I am not sure..but shooting up right..maybe shooter is up & not tilted forward..gangsta is when I get the most hits..I will try gangsta with twist & tilt shooter..OM


----------



## Susi (Mar 3, 2013)

There are MANY who would disagree with the following from Chuck and me. PKS's are fairly popular amongst those who have mastered the wrist flip as I call it to duck the hand right at release to avoid fork and hand hits. Bill Hays himself said on one of his videos that he can't shoot a PKS as accurately as he can a regular wide deep fork SS such as what he makes. That stands to reason, ducking the hand adds one more variable to the formula instead of a steady hand at and after the release.

The following will therefore be disagreed upon by MANY.

Pickle forks are for forkin' pickles, not SSing. That is all we have to say about pickle fork sling shots. We tried stick shots and minis which are PKSs and hate them.

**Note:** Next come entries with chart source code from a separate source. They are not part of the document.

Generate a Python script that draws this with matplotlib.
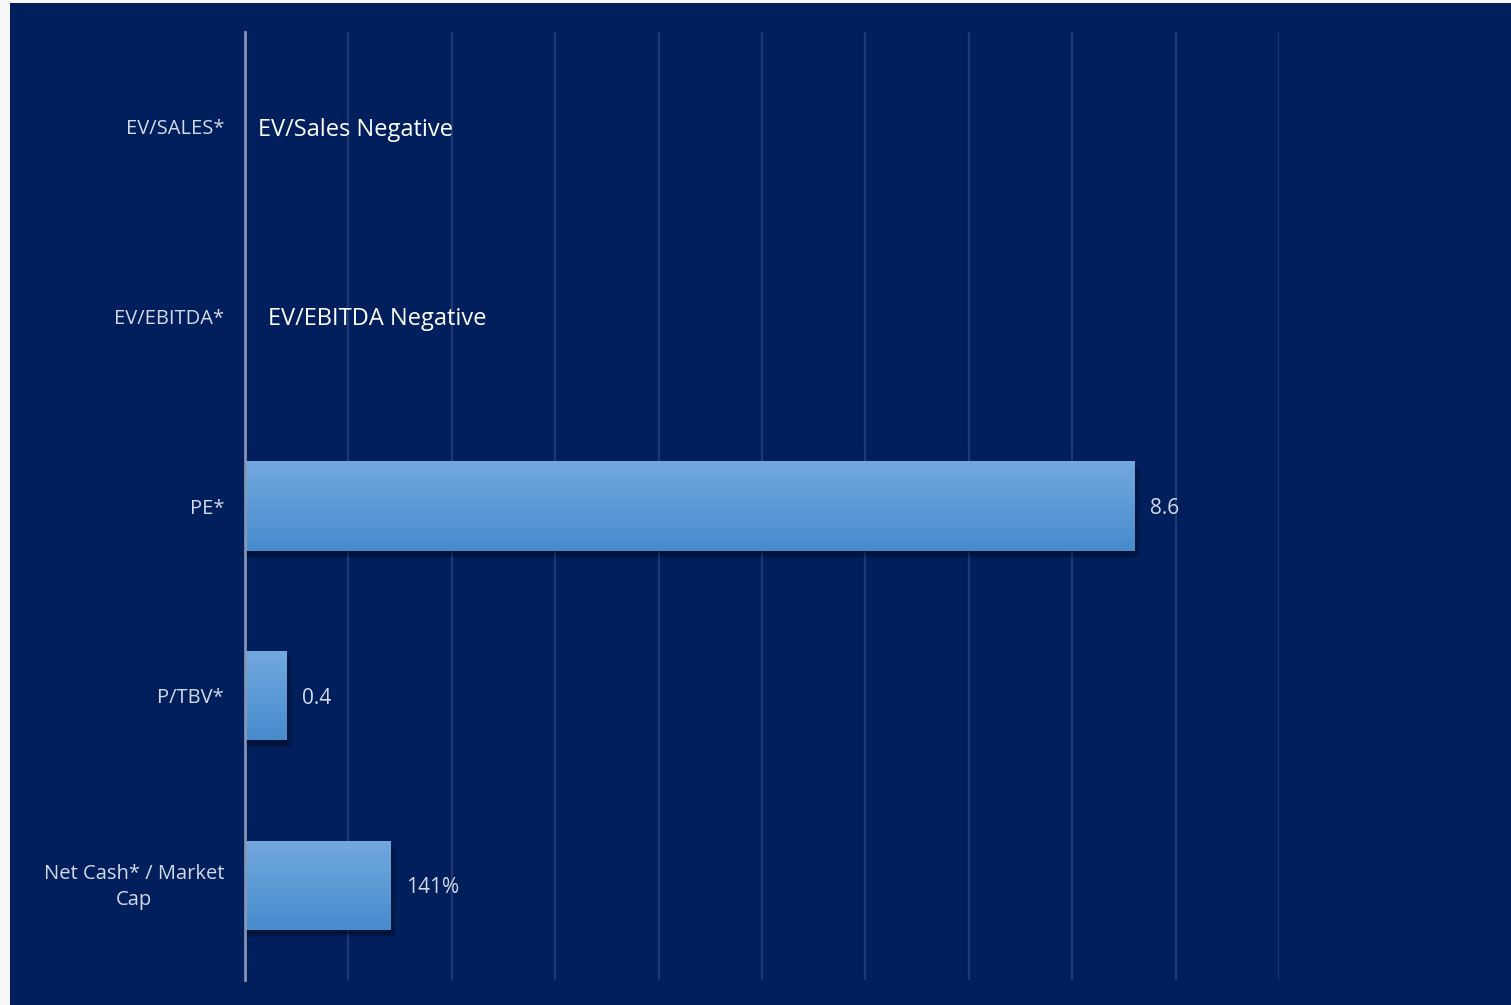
import matplotlib.pyplot as plt
import matplotlib.patches as mpatches
import matplotlib.transforms as mtransforms
import numpy as np

categories = ["EV/SALES*", "EV/EBITDA*", "PE*", "P/TBV*", "Net Cash* / Market\nCap"]
values = [None, None, 8.6, 0.4, 1.41]
value_labels = ["", "", "8.6", "0.4", "141%"]
notes = {0: "EV/Sales Negative", 1: "EV/EBITDA Negative"}
note_x = {0: 0.13, 1: 0.22}

NAVY = "#001f5c"
GRID = "#1d3872"
LABEL = "#d3d9e6"

plt.rcParams['font.family'] = ['Open Sans', 'DejaVu Sans']

W, H = 1511, 1005
fig = plt.figure(figsize=(W / 100, H / 100), dpi=100, facecolor=NAVY)
# thin white page margin on the left and top
fig.add_artist(mpatches.Rectangle((0, 0), 10 / W, 1, transform=fig.transFigure,
                                  facecolor="#f7f7f8", edgecolor="none", zorder=-5))
fig.add_artist(mpatches.Rectangle((0, 1 - 3 / H), 1, 3 / H, transform=fig.transFigure,
                                  facecolor="#f7f7f8", edgecolor="none", zorder=-5))

ax = fig.add_axes([245 / W, 1 - 980 / H, (1279 - 245) / W, (980 - 32) / H])
ax.set_facecolor(NAVY)
ax.set_xlim(0, 10)
ax.set_ylim(len(categories) - 0.5, -0.5)

ax.set_xticks(np.arange(0, 11, 1))
ax.xaxis.grid(True, color=GRID, linewidth=1.6)
ax.set_axisbelow(True)
ax.tick_params(axis='x', length=0, labelbottom=False)
ax.tick_params(axis='y', length=0, pad=15, labelsize=14.5, labelcolor=LABEL)
ax.set_yticks(range(len(categories)))
ax.set_yticklabels(categories, multialignment='center', linespacing=1.45)
# the two-line label sits a little higher
last = ax.get_yticklabels()[-1]
last.set_transform(last.get_transform() + mtransforms.ScaledTranslation(0, 4 / 100, fig.dpi_scale_trans))
for s in ["top", "right", "bottom"]:
    ax.spines[s].set_visible(False)
ax.spines["left"].set_color("#8593b3")
ax.spines["left"].set_linewidth(2)
ax.spines["left"].set_zorder(6)

# vertical gradient used to fill each bar
grad = np.linspace(0, 1, 256).reshape(-1, 1)
top_c = np.array([0x72, 0xa9, 0xdf]) / 255
bot_c = np.array([0x47, 0x8b, 0xcd]) / 255
img = top_c[None, None, :] * (1 - grad[:, :, None]) + bot_c[None, None, :] * grad[:, :, None]

bar_h = 0.47
for i, v in enumerate(values):
    if v is None:
        continue
    # soft shadow below and to the right
    for k in range(6):
        off = 0.004 + k * 0.006
        ax.add_patch(mpatches.Rectangle((0, i - bar_h / 2 + 0.02 + k * 0.004), v + off * 1.5, bar_h,
                                        facecolor="black", edgecolor="none",
                                        alpha=0.07, zorder=2))
    bars = ax.barh(i, v, height=bar_h, color="#5c9ad8", edgecolor="none", zorder=3)
    im = ax.imshow(img, extent=(0, v, i + bar_h / 2, i - bar_h / 2), aspect='auto',
                   zorder=4, interpolation='bicubic')
    im.set_clip_path(bars[0])
    # lighter strip on the bar's left edge
    ax.add_patch(mpatches.Rectangle((0, i - bar_h / 2), 0.02, bar_h, facecolor="#a9c9ec",
                                    edgecolor="none", zorder=5))
    ax.text(v + 0.15, i, value_labels[i], va='center_baseline', ha='left',
            fontsize=15, color=LABEL)

for i, t in notes.items():
    ax.text(note_x[i], i, t, va='center_baseline', ha='left', fontsize=17, color="white")

fig.savefig("out.png", dpi=100, facecolor=NAVY)
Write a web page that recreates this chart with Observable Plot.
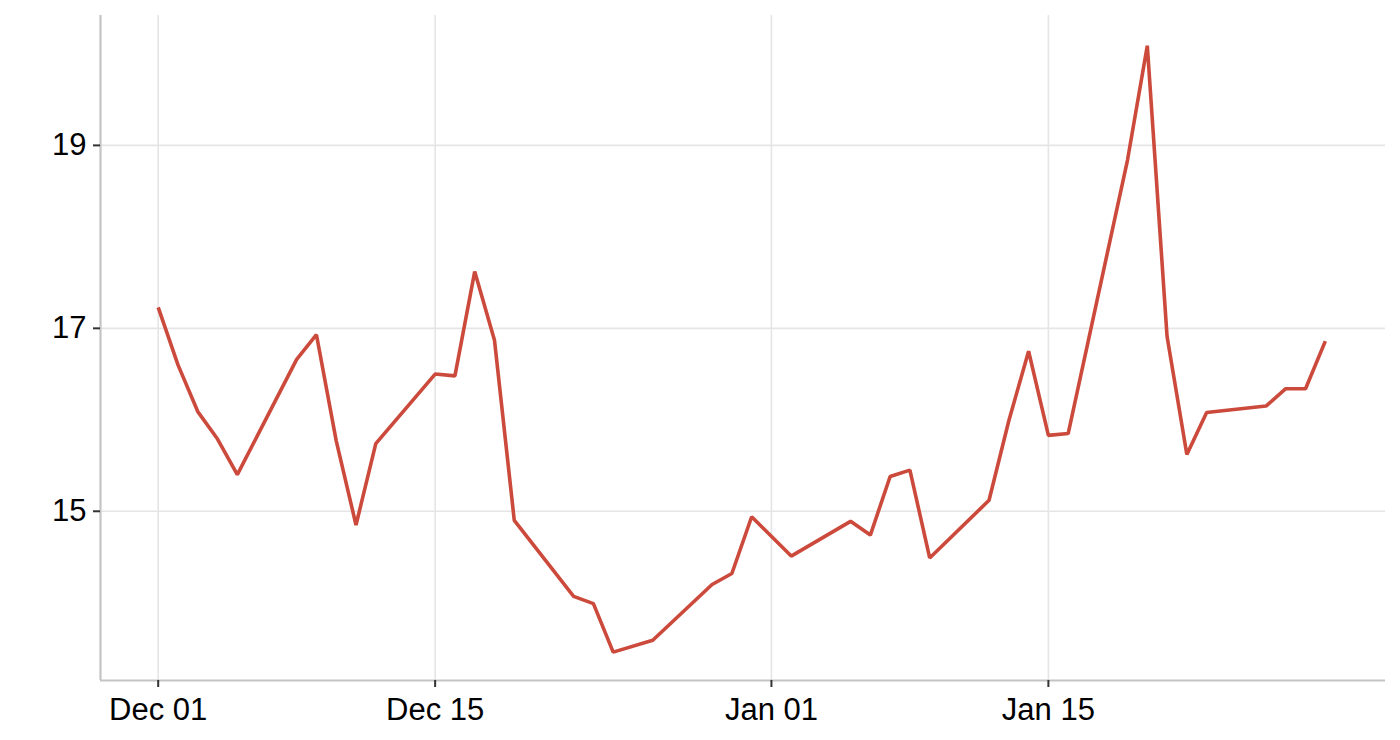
<!DOCTYPE html>
<html>
<head>
<meta charset="utf-8">
<script src="https://cdn.jsdelivr.net/npm/d3@7"></script>
<script src="https://cdn.jsdelivr.net/npm/@observablehq/plot@0.6"></script>
<style>
  html, body { margin: 0; padding: 0; background: #fff; }
  #chart { width: 1400px; height: 740px; }
</style>
</head>
<body>
<div id="chart"></div>
<script>
const dates = [
  "2014-12-01","2014-12-02","2014-12-03","2014-12-04","2014-12-05",
  "2014-12-08","2014-12-09","2014-12-10","2014-12-11","2014-12-12",
  "2014-12-15","2014-12-16","2014-12-17","2014-12-18","2014-12-19",
  "2014-12-22","2014-12-23","2014-12-24","2014-12-26",
  "2014-12-29","2014-12-30","2014-12-31","2015-01-02",
  "2015-01-05","2015-01-06","2015-01-07","2015-01-08","2015-01-09",
  "2015-01-12","2015-01-13","2015-01-14","2015-01-15","2015-01-16",
  "2015-01-19","2015-01-20","2015-01-21","2015-01-22","2015-01-23",
  "2015-01-26","2015-01-27","2015-01-28","2015-01-29"
];
const values = [
  17.23, 16.60, 16.09, 15.79, 15.40,
  16.66, 16.93, 15.77, 14.85, 15.74,
  16.50, 16.48, 17.62, 16.87, 14.90,
  14.07, 13.99, 13.46, 13.59,
  14.20, 14.32, 14.94, 14.51,
  14.89, 14.74, 15.38, 15.45, 14.49,
  15.12, 15.99, 16.75, 15.83, 15.85,
  18.84, 20.09, 16.91, 15.62, 16.08,
  16.15, 16.34, 16.34, 16.86
];
const xTickDates = ["2014-12-01","2014-12-15","2015-01-01","2015-01-15"];
const yTicks = [15, 17, 19];
const xDomain = ["2014-11-28T02:00:00Z", "2015-02-01T01:00:00Z"];
const yDomain = [13.15, 20.42];

const data = dates.map((d, i) => ({date: new Date(d + "T00:00:00Z"), value: values[i]}));
const xTicks = xTickDates.map(d => new Date(d + "T00:00:00Z"));
const xDom = xDomain.map(d => new Date(d));

const chart = Plot.plot({
  width: 1400,
  height: 740,
  marginLeft: 100,
  marginRight: 15,
  marginTop: 15,
  marginBottom: 60,
  style: {fontFamily: "'Liberation Sans', Arial, sans-serif", fontSize: "31px", color: "#000", background: "#fff"},
  x: {type: "utc", domain: xDom},
  y: {domain: yDomain},
  marks: [
    Plot.gridX(xTicks, {stroke: "#e5e5e5", strokeOpacity: 1, strokeWidth: 1.6}),
    Plot.gridY(yTicks, {stroke: "#e5e5e5", strokeOpacity: 1, strokeWidth: 1.6}),
    Plot.ruleX([xDom[0]], {stroke: "#c4c4c4", strokeWidth: 2.2}),
    Plot.ruleY([yDomain[0]], {stroke: "#c4c4c4", strokeWidth: 2.2}),
    Plot.axisX(xTicks, {tickSize: 7, tickPadding: 10, stroke: "#333", strokeWidth: 2, tickFormat: d3.utcFormat("%b %d"), label: null, fill: "#000", fontSize: 31}),
    Plot.axisY(yTicks, {tickSize: 7, tickPadding: 7, stroke: "#333", strokeWidth: 2, tickFormat: d => String(d), label: null, fill: "#000", fontSize: 31}),
    Plot.line(data, {x: "date", y: "value", stroke: "#CC4A3C", strokeWidth: 3.6, strokeLinejoin: "miter", strokeLinecap: "butt"})
  ]
});
document.getElementById("chart").appendChild(chart);
</script>
</body>
</html>
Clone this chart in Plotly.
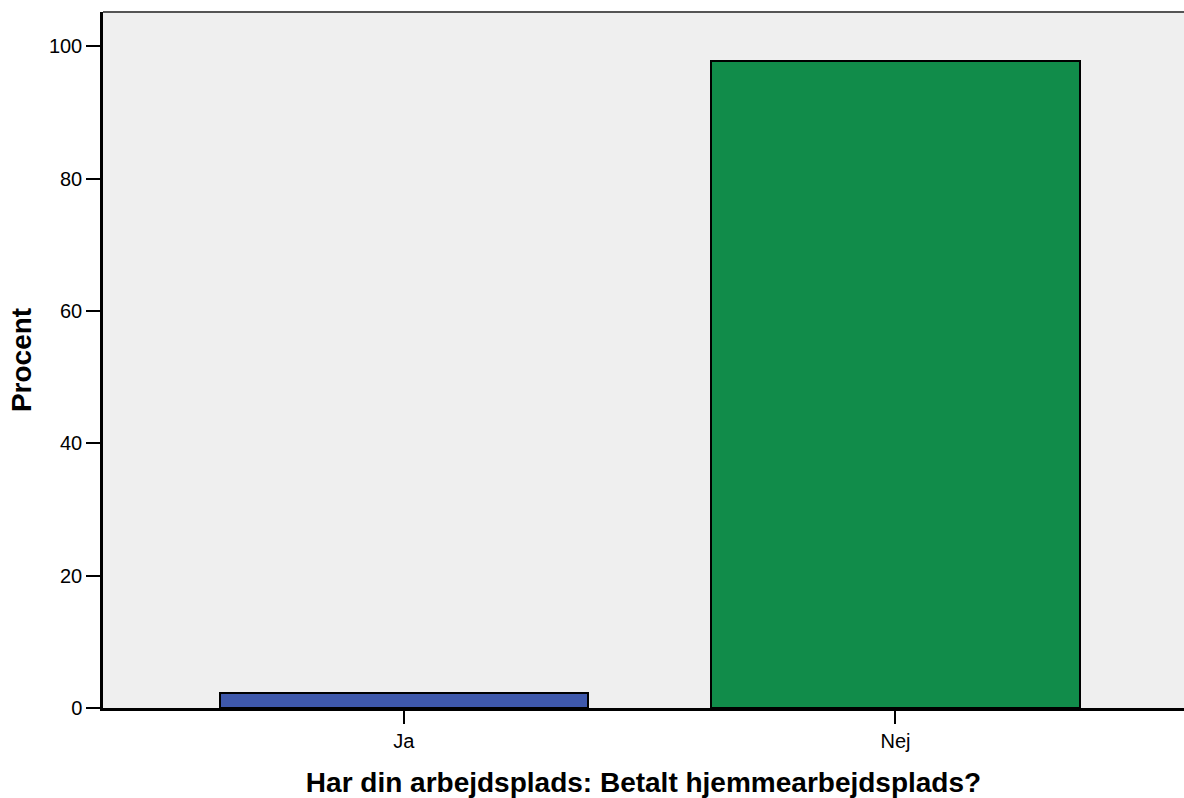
import plotly.graph_objects as go

categories = ["Ja", "Nej"]
values = [2.2, 97.8]
colors = ["#3E58AB", "#118C4A"]
y_ticks = [0, 20, 40, 60, 80, 100]

FONT = "Arial, Liberation Sans, Helvetica, sans-serif"

fig = go.Figure()
fig.add_trace(go.Bar(
    x=[0, 1],
    y=values,
    width=0.75,
    marker=dict(color=colors, line=dict(color="black", width=2)),
    hoverinfo="skip",
))

fig.update_layout(
    width=1184, height=798,
    margin=dict(l=103, r=0, t=12, b=90, pad=0),
    paper_bgcolor="white",
    plot_bgcolor="#EFEFEF",
    showlegend=False,
    font=dict(family=FONT, color="black"),
    bargap=0,
)
fig.update_xaxes(
    range=[-0.612, 1.587],
    tickmode="array",
    tickvals=[0, 1],
    ticktext=categories,
    ticks="outside", ticklen=13, tickwidth=2, tickcolor="black",
    tickfont=dict(size=20, family=FONT),
    showline=True, linecolor="black", linewidth=2.5,
    mirror=False,
    showgrid=False, zeroline=False,
    title=dict(text="<b>Har din arbejdsplads: Betalt hjemmearbejdsplads?</b>",
               font=dict(size=28, family=FONT), standoff=23),
)
fig.update_yaxes(
    range=[0, 105.2],
    tickmode="array",
    tickvals=y_ticks,
    ticks="outside", ticklen=14, tickwidth=2, tickcolor="black",
    tickfont=dict(size=20, family=FONT),
    showline=True, linecolor="black", linewidth=2.5,
    showgrid=False, zeroline=False,
    title=dict(text="<b>Procent</b>", font=dict(size=28, family=FONT), standoff=10),
)
# top border of the plot area
fig.add_shape(type="line", xref="paper", yref="paper", x0=0, x1=1, y0=1, y1=1,
              line=dict(color="#555555", width=2))

fig.write_html("out.html", config={"displayModeBar": False},
               post_script="document.body.style.margin='0px';")
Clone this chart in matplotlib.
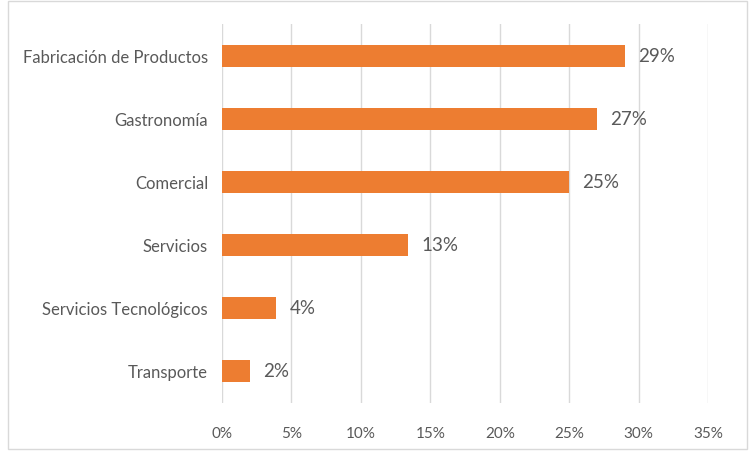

Shooting is for fun, not pain and blood nor ruined SSs after all the work it takes to make a good one. Now, this is our private opinion, not advice nor promoting things contra trying PKSs. Many can shoot them BETTER than we can shoot conventional SSs, that is fact. But we hate them.


----------



## oldmiser (Jan 22, 2014)

Susi said:


> There are MANY who would disagree with the following from Chuck and me. PKS's are fairly popular amongst those who have mastered the wrist flip as I call it to duck the hand right at release to avoid fork and hand hits. Bill Hays himself said on one of his videos that he can't shoot a PKS as accurately as he can a regular wide deep fork SS such as what he makes. That stands to reason, ducking the hand adds one more variable to the formula instead of a steady hand at and after the release.
> 
> The following will therefore be disagreed upon by MANY.
> 
> Pickle forks are for forkin' pickles, not SSing. That is all we have to say about pickle fork sling shots. We tried stick shots and minis which are PKSs and hate them. Shooting is for fun, not pain and blood nor ruined SSs after all the work it takes to make a good one. Now, this is our private opinion, not advice nor promoting things contra trying PKSs. Many can shoot them BETTER than we can shoot conventional SSs, that is fact. But we hate them.


Well I have tried & tried for over 8 months...manage too damage 2 shooter's so bad they had to be tossed in the garbage....countless bloody hand hit...

I do admire those people who can shoot the PFS.....But this early morning I said to my self no more..I will never pick up another PFS..

For my self being 70 yrs old..I just want to have some fun shooting..not bring laid up..to just drink coffee.....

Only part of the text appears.